◆ **What you need to do**
Return the first line, the line containing "import plotly.graph_objects as go", and every line between them, exactly as they stand.

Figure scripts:
________________________________________
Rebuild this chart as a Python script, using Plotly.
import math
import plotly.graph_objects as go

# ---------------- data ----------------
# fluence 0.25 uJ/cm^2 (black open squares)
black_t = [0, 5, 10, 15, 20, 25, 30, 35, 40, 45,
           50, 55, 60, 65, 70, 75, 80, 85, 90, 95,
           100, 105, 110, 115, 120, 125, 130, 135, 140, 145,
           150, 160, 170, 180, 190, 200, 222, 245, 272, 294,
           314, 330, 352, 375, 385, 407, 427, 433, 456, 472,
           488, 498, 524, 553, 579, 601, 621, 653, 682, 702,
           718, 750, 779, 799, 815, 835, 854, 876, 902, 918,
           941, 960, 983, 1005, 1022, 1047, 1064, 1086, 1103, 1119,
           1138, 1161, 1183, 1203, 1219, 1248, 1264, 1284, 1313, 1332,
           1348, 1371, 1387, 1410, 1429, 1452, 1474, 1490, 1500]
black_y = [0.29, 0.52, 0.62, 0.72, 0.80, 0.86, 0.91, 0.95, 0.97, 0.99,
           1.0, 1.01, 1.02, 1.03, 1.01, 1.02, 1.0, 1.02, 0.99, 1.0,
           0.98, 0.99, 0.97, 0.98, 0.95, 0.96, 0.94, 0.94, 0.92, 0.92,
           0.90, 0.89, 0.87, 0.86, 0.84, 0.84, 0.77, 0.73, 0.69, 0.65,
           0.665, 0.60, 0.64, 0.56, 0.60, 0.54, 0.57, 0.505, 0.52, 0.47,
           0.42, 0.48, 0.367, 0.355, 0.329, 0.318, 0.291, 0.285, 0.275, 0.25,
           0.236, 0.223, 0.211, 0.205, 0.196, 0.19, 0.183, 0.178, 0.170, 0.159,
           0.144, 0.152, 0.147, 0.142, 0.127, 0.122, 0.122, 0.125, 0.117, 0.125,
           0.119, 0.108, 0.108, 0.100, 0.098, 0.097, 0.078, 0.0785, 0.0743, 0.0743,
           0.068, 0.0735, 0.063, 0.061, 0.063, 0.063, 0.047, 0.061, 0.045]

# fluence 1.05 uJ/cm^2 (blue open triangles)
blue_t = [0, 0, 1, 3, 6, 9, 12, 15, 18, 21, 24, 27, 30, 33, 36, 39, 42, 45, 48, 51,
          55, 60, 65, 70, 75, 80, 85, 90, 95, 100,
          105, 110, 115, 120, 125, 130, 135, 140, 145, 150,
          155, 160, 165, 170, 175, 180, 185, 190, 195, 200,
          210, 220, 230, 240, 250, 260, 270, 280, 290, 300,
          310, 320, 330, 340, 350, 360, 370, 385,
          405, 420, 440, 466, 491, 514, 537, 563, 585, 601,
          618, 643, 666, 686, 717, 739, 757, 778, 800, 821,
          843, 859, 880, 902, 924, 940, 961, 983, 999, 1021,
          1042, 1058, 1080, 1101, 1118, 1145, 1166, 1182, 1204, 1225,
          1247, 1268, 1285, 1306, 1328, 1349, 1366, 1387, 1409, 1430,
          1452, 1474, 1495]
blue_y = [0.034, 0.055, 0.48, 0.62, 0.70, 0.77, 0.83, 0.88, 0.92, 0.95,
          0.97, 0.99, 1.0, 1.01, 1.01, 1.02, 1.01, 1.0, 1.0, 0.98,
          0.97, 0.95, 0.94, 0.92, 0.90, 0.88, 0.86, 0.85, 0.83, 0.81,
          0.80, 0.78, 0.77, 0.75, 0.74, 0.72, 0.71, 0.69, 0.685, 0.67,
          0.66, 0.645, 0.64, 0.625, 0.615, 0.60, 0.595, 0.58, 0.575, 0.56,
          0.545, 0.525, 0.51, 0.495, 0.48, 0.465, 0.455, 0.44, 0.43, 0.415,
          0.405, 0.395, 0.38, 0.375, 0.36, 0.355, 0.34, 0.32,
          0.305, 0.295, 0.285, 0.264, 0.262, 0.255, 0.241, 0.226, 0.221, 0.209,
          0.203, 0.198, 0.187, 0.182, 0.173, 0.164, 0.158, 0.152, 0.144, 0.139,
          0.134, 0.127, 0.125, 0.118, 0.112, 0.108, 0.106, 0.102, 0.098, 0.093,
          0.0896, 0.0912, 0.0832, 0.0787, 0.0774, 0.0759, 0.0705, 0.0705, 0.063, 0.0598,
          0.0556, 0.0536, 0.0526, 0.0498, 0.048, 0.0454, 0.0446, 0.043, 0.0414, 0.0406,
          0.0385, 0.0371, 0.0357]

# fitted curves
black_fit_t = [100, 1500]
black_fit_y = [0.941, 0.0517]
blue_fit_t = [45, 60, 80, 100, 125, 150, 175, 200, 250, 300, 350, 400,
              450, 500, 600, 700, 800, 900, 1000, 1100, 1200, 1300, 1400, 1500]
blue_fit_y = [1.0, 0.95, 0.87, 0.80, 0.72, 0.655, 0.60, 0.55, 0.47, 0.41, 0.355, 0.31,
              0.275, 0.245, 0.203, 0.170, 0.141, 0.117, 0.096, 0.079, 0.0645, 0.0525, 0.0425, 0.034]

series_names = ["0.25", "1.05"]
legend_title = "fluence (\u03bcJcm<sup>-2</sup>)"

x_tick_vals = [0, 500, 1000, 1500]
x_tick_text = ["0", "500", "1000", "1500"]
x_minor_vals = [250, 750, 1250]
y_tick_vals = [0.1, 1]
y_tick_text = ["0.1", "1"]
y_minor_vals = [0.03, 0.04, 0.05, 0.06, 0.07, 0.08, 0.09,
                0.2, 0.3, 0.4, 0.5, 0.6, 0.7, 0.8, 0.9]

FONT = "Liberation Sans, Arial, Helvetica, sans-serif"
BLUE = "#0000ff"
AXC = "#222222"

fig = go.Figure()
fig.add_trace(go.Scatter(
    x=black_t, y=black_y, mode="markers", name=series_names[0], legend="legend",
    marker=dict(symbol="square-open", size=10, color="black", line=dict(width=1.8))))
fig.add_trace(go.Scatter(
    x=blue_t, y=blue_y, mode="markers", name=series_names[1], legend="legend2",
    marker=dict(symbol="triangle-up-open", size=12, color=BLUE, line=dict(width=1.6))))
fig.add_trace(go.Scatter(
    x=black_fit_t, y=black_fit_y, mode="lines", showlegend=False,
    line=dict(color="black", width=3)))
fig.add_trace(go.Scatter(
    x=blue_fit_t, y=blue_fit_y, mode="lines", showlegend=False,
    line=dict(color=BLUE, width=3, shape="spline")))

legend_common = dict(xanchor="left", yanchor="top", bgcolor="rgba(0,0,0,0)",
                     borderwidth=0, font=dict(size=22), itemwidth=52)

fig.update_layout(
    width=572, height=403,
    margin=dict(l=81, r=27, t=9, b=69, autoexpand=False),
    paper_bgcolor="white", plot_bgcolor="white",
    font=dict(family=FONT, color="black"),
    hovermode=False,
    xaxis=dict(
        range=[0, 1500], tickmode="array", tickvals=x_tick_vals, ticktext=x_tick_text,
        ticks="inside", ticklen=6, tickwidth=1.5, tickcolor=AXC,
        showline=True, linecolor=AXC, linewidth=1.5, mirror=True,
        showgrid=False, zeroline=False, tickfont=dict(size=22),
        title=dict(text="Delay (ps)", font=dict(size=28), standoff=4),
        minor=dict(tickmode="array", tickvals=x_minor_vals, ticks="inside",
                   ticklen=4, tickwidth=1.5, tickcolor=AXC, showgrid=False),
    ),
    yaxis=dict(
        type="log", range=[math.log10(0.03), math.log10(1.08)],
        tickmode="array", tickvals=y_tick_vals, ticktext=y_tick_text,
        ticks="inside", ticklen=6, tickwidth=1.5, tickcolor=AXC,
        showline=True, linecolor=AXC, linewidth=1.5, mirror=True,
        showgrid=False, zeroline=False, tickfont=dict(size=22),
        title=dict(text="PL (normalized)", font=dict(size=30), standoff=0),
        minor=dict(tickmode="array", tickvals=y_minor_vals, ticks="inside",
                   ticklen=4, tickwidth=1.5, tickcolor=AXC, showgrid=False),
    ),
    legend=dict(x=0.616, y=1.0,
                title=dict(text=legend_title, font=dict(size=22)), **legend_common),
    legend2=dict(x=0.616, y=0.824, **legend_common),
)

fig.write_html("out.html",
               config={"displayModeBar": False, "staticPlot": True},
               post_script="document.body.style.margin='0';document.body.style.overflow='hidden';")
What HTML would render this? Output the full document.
________________________________________
◆ **Solution to the problem**
Rebuild this chart as a Python script, using Plotly.
import math
import plotly.graph_objects as go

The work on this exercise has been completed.